The ALPHA program is where most early-stage startups begin. It provides a dedicated booth on the exhibition floor, access to mentors, and visibility in front of investors who specifically come to scout emerging companies. According to Web Summit's 2024 report, more than 1,500 startups from 70 countries participated in ALPHA stages globally, and several went on to close seed or pre-Series A rounds based on connections made during the event.
Getting accepted into ALPHA requires submitting company details, product information, and traction metrics. Organizers typically look for startups with a clear value proposition, technology that works, and potential to scale regionally or globally. The application process is competitive, so founders benefit from being specific about what they've built and why it matters.
Once accepted, the booth becomes the startup's storefront. Clear branding, concise messaging, and interactive demos make a difference. Research from Eventbrite found that 70 percent of conference visitors are more likely to remember a company that offers hands-on experience or visually engaging presentations. In a hall filled with dozens of startups, the ones that let people try the product tend to stick in memory.
The pitch matters just as much as the booth. Investors and journalists move quickly through exhibition floors, often scanning multiple companies in minutes. A startup that can explain what it does, why it's different, and what opportunity it addresses in under sixty seconds is far more likely to get a follow-up meeting. Practicing with mentors or peers before the event is something successful ALPHA participants consistently mention as a turning point.
Finding the right people requires effort. The Web Summit app lets attendees search by role, filter by sector interest, and request meetings in advance. According to Web Summit's 2023 investor report, more than 65 percent of participating startups secured at least one meeting with an investor or journalist through the app. Showing up without a list of targets means relying on luck, which rarely works in a venue this large.

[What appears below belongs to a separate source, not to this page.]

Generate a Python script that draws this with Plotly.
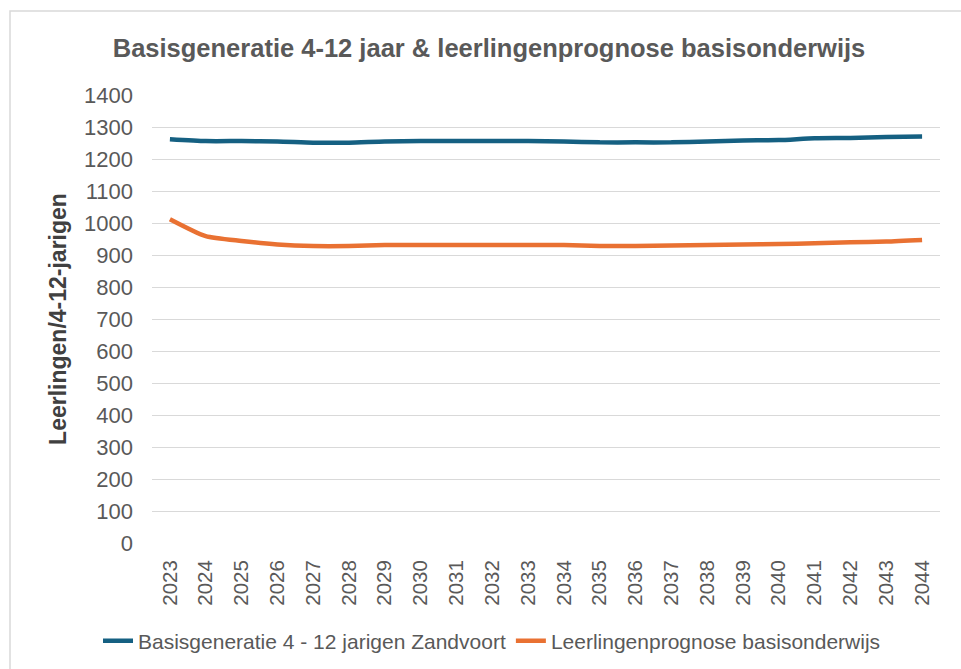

Turning a conversation into a relationship usually happens through follow-up during the event itself. Scheduling a dedicated meeting slot, confirming availability through the app, and having a pitch deck or demo ready increases the odds of ongoing engagement. Case studies from past ALPHA participants show that startups who converted informal booth visits into scheduled meetings were more likely to raise funding or close partnerships within six months.
The event is a starting point, not an endpoint. Following up with investors after returning home, maintaining contact with journalists, and applying feedback from conversations all contribute to whether the week produces lasting results. Several MENA startups that participated in previous Web Summit editions went on to close seed or Series A rounds within a year, building on momentum and visibility from the event.
For early-stage founders, Web Summit Qatar rewards those who prepare. A clear pitch, a functional demo, a list of target investors, and a plan for follow-up turn a crowded exhibition hall into a genuine opportunity.